▶ [Task description] Skip the pictures. Set down, word for word, the lines from the start of the material up to and including the line with "sources = [3, 4, 5, 6]".

^^^^^^^^^^^^^^^^

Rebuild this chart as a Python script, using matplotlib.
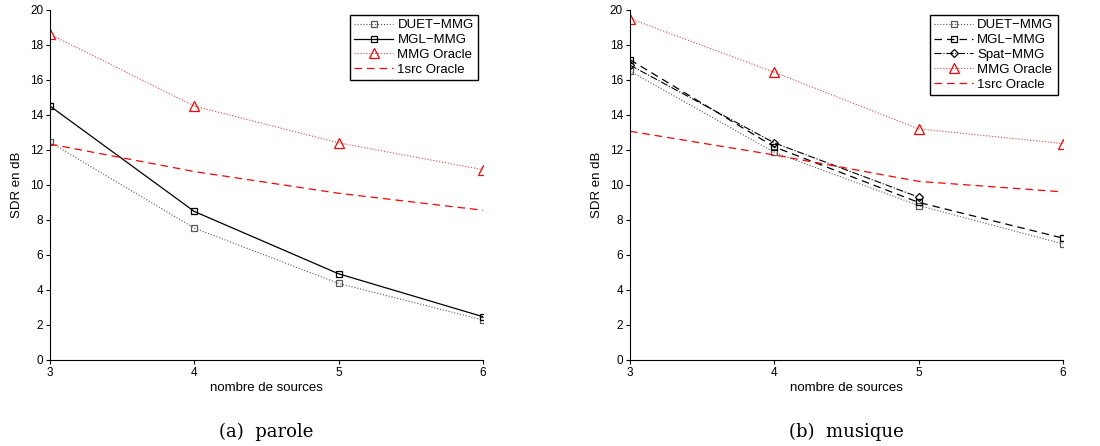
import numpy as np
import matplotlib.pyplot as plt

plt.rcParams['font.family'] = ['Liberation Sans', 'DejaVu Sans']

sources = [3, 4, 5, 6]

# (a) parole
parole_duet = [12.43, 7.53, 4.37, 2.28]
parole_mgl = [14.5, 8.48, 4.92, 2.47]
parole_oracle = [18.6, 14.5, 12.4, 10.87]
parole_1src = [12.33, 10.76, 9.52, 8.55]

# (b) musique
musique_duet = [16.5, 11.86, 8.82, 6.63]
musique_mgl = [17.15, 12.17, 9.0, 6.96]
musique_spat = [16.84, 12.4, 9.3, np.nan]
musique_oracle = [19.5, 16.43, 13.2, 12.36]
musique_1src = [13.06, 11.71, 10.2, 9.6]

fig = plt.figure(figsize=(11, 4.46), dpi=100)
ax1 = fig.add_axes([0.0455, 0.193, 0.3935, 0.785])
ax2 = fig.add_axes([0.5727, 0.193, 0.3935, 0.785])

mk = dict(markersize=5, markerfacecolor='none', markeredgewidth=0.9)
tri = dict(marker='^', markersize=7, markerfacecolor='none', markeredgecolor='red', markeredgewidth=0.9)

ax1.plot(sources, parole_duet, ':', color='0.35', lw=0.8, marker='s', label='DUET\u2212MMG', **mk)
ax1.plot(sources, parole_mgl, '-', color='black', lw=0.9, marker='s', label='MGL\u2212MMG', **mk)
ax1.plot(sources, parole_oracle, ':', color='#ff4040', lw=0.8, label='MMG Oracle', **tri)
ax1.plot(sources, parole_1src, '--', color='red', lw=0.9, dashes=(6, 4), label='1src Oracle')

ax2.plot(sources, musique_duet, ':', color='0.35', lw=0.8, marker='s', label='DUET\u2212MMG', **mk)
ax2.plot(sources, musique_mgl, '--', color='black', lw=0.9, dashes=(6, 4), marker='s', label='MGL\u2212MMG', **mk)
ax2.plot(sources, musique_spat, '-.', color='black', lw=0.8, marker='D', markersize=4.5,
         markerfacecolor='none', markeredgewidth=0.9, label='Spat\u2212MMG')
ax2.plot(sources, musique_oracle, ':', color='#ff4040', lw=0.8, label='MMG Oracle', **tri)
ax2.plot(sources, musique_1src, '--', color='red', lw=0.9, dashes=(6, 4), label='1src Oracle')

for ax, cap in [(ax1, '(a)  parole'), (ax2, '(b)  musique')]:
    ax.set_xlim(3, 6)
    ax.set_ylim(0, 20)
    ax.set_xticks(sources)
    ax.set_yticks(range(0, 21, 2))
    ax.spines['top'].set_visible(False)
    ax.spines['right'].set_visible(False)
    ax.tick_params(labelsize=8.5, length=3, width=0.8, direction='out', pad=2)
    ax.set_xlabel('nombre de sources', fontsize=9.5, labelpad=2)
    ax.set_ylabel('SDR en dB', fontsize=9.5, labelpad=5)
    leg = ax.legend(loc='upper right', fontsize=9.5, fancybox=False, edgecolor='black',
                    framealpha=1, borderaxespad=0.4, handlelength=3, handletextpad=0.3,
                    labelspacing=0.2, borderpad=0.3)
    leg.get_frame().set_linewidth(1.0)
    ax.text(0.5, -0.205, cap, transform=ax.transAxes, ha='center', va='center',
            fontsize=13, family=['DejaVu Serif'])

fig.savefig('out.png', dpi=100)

^^^^^^^^^^^^^^^^

▶ [Exercise output]
Rebuild this chart as a Python script, using matplotlib.
import numpy as np
import matplotlib.pyplot as plt

plt.rcParams['font.family'] = ['Liberation Sans', 'DejaVu Sans']

sources = [3, 4, 5, 6]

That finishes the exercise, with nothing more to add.